Current shareholders would be invited on a pro rata basis to reinvest when the trial was completed.
But the proposal needed approval from 90 per cent of shareholders, which it failed to achieve, and Bagnall subsequently withdrew his offer.
Mr Birnie said at that point the company had no choice but to "move along the formal route".
"The offer was exceptionally good it was a fantastic deal but the [shareholder approval] process was dragging on."
He estimated Protemix had burned through about $41 million, including a $13 million government grant, since it was established in 1998 by a Professor Garth Cooper, John Baker, lawyer Tony Molloy QC and businessman Neville Jordan.
Laszerin, the brainchild of Cooper, was developed to treat heart failure in patients with diabetes. But clinical trials were "confusing at best", Birnie said.
"It was all about the way the results were measured."
This made it difficult for the company to attract funding for the next trial phase "though we had a very good financial arrangement with three very strong parties should our trial have succeeded".
Mr Molloy said Protemix needed a further $50 million to develop Laszerin to the point of registration in the US money, he said, that should come from the government.
"New Zealand has just pissed away a US$1 billion-a-year industry because of the lack of political vision. It's such a tragedy." The company's collapse, he said, "is the saddest, most terrible thing".
Mr Molloy, who invested about $3 million, said if he had a spare $10 million to $15 million he would buy the intellectual property "tomorrow" and hope to convince Prime Minister John Key of the need for further government funding.
Birnie said he believed two or three "factions" would be interested in buying Protemix from liquidator Laurie Chilcott.
But both he and Molloy warned that maintaining the patents and paying the requisite fees will be expensive about $1 million a year, Molloy estimated.
He said the company should be put into statutory management, under government control, to ensure the patents are maintained.

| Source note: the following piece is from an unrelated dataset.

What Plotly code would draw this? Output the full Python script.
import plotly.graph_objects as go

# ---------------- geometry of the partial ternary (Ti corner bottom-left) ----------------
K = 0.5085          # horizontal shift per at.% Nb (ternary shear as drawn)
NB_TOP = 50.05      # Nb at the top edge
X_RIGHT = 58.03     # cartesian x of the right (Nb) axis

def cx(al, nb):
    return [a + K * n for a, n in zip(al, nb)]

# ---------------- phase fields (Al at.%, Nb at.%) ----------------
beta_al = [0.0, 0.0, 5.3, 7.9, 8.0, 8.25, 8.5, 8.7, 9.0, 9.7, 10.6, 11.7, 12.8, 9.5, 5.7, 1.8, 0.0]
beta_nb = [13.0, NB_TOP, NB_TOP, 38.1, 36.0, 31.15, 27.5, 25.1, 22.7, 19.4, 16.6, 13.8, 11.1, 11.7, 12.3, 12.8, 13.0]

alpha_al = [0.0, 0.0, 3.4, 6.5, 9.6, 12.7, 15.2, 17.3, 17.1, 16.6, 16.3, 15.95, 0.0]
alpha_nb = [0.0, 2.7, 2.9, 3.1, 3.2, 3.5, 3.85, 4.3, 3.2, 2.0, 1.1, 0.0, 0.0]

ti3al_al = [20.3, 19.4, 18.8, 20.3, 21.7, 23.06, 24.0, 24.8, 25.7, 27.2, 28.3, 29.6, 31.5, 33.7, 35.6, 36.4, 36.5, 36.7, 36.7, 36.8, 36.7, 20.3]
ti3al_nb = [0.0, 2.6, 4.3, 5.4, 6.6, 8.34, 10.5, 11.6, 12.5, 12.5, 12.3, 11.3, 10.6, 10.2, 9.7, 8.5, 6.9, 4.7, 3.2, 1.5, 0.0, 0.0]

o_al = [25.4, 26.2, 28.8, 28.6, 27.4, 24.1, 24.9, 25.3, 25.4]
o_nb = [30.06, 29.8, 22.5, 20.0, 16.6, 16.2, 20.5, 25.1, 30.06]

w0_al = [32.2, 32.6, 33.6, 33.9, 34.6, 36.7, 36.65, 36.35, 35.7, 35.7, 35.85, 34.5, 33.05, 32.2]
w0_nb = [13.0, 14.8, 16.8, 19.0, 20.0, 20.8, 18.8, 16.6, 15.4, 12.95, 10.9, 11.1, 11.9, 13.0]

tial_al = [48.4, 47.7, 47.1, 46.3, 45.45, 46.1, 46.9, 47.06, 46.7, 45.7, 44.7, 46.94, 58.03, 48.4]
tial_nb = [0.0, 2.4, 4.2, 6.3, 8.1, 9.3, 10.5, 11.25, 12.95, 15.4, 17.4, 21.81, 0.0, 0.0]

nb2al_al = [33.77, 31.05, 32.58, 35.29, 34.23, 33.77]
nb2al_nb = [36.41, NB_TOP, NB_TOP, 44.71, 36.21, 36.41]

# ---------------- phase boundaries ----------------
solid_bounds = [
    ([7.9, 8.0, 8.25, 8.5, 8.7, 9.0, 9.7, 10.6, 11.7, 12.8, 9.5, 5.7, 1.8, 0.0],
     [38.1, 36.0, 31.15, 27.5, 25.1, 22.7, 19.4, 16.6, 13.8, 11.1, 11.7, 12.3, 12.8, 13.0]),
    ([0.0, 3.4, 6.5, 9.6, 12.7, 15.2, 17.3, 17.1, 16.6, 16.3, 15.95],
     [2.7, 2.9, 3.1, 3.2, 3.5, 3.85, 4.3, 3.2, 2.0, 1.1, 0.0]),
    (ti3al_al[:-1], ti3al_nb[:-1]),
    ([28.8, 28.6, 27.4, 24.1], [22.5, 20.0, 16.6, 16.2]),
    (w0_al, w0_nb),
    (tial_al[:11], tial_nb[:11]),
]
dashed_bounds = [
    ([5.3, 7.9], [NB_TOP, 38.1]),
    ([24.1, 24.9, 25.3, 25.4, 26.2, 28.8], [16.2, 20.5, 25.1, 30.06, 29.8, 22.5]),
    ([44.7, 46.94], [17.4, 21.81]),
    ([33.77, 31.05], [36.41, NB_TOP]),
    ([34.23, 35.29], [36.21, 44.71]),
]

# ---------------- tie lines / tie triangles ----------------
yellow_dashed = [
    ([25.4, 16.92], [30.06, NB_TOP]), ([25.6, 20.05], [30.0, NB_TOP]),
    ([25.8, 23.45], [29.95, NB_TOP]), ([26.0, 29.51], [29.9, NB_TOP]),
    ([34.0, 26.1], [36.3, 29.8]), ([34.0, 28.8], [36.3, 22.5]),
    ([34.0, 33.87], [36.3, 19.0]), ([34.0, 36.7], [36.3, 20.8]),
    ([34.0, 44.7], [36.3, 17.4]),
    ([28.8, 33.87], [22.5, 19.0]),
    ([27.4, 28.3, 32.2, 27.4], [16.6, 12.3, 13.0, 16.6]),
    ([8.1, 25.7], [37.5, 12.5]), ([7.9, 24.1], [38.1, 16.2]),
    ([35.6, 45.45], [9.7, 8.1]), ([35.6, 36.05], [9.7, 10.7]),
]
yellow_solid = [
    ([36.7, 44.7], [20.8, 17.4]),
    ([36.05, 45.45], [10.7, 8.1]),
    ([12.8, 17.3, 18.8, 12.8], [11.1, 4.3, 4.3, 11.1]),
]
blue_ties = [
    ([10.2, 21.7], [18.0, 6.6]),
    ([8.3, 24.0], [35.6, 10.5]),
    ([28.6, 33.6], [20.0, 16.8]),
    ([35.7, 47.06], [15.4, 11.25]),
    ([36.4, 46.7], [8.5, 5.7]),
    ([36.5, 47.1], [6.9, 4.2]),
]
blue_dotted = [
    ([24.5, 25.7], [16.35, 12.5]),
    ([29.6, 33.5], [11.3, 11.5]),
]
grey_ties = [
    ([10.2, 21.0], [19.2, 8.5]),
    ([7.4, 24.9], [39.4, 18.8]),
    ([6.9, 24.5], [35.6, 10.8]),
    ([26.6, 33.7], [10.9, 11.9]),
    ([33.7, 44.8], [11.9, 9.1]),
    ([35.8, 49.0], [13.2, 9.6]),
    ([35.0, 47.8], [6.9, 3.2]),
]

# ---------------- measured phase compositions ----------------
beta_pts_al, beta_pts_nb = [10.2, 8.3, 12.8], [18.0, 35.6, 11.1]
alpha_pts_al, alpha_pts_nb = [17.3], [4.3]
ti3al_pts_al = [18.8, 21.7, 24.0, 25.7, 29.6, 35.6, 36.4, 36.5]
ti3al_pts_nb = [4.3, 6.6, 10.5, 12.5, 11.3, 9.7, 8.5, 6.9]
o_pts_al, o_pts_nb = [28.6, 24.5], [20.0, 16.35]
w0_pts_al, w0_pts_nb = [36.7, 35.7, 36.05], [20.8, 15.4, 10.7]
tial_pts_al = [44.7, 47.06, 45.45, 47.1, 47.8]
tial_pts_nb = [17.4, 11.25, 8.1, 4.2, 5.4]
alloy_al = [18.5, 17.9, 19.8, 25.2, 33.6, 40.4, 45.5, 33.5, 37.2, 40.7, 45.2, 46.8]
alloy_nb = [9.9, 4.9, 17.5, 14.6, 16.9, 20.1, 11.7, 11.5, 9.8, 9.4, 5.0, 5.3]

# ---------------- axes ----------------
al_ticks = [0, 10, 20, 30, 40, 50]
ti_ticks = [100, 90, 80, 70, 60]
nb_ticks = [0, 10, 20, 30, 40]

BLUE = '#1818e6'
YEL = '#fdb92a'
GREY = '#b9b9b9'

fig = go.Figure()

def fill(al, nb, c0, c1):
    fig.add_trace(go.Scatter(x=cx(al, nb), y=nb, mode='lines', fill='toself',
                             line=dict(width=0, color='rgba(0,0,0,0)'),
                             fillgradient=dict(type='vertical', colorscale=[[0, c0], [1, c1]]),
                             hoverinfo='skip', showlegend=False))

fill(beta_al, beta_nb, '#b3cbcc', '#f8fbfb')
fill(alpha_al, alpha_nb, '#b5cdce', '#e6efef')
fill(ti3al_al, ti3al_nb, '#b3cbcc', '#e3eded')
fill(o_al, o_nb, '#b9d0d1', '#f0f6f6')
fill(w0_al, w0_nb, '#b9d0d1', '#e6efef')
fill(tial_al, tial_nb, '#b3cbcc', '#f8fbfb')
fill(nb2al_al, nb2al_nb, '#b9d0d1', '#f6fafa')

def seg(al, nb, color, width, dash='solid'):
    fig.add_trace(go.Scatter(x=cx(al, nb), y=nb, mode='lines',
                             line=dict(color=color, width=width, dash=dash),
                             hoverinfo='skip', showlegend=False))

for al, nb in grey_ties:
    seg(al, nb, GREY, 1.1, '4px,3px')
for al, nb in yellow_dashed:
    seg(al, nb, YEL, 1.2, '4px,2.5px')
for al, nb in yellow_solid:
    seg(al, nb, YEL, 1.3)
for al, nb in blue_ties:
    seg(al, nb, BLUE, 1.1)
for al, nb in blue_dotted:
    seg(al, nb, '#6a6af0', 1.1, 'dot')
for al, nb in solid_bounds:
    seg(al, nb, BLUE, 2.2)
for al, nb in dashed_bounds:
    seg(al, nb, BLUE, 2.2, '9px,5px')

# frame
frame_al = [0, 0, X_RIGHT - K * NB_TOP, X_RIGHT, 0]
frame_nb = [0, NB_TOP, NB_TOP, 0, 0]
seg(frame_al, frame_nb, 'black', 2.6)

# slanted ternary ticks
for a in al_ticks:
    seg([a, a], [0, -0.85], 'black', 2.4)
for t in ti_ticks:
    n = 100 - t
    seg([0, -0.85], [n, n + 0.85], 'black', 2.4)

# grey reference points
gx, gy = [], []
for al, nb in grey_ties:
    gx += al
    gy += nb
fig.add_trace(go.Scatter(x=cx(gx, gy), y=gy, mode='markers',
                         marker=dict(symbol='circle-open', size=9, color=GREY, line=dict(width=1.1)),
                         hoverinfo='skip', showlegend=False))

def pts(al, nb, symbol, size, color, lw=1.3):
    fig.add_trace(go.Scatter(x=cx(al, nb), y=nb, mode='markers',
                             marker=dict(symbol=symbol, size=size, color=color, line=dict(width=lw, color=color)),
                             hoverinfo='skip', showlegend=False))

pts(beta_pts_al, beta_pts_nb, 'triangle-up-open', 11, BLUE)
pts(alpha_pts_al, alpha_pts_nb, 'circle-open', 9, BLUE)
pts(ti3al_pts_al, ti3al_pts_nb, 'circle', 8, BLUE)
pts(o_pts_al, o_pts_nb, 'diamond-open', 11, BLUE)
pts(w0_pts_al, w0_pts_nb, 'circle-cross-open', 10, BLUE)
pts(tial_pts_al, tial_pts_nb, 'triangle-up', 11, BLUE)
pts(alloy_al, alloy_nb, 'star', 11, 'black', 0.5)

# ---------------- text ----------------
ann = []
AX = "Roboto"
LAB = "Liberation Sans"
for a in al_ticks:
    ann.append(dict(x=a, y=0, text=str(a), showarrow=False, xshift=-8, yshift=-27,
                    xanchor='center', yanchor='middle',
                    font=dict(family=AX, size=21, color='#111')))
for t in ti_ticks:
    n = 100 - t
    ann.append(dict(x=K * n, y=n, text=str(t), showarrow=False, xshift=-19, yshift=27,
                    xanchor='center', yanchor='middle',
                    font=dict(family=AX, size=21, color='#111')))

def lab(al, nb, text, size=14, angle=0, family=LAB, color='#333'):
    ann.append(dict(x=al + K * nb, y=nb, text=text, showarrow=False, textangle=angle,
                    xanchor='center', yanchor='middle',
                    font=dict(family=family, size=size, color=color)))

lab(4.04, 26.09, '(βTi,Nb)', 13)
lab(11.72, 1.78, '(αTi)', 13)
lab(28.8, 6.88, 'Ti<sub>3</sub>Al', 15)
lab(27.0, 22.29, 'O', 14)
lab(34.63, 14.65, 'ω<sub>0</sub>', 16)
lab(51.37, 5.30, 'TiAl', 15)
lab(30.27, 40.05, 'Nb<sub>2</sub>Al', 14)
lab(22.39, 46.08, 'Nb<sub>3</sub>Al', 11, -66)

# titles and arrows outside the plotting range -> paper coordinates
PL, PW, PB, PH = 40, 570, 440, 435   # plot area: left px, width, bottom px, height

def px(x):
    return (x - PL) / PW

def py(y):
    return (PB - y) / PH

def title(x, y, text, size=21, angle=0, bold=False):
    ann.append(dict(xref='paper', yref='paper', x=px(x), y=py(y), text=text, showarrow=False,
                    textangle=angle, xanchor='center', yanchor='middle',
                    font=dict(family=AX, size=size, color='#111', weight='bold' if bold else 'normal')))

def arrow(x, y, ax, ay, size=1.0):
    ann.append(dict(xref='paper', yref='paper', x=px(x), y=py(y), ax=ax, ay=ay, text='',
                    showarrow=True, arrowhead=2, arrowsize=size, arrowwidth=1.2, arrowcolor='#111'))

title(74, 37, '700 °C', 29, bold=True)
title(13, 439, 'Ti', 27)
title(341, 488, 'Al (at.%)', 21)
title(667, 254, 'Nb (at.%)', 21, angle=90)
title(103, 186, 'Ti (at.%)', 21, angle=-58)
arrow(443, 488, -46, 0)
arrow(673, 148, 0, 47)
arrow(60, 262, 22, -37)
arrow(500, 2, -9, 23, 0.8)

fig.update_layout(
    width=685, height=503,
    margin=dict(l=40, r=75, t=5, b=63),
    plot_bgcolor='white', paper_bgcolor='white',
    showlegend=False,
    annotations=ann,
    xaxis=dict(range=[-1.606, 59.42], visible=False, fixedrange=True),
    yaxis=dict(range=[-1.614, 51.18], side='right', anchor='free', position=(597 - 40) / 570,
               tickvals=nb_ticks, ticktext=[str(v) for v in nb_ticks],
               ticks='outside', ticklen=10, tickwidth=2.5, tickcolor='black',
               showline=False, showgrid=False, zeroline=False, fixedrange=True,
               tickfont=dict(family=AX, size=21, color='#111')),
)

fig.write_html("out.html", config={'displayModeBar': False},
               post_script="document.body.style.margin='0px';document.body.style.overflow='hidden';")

Eventually it could be floated on the stock exchange.
Mr Chilcott said he won't attempt to value the patents and other intellectual property assets. Instead he will call for expressions of interest.
"So far nobody's banging on my door saying they are interested in buying. There's not a lot of speculative cash around for chasing moonbeams."
Birnie, meanwhile, rubbished suggestions from some shareholders that Protemix failed to be sufficiently accountable for its spending.
"That's just bullshit," he said. "They have had a full accounting for the application of funds. We all had very high hopes for Protemix and people are always disappointed when they lose money."
The company was founded "early in the development of New Zealand's capital markets" and investors were repeatedly told not to invest money they couldn't afford to lose, he said.
"We told them it was high risk. They're expensive beasts, these biopharmaceutical companies, especially when they become international."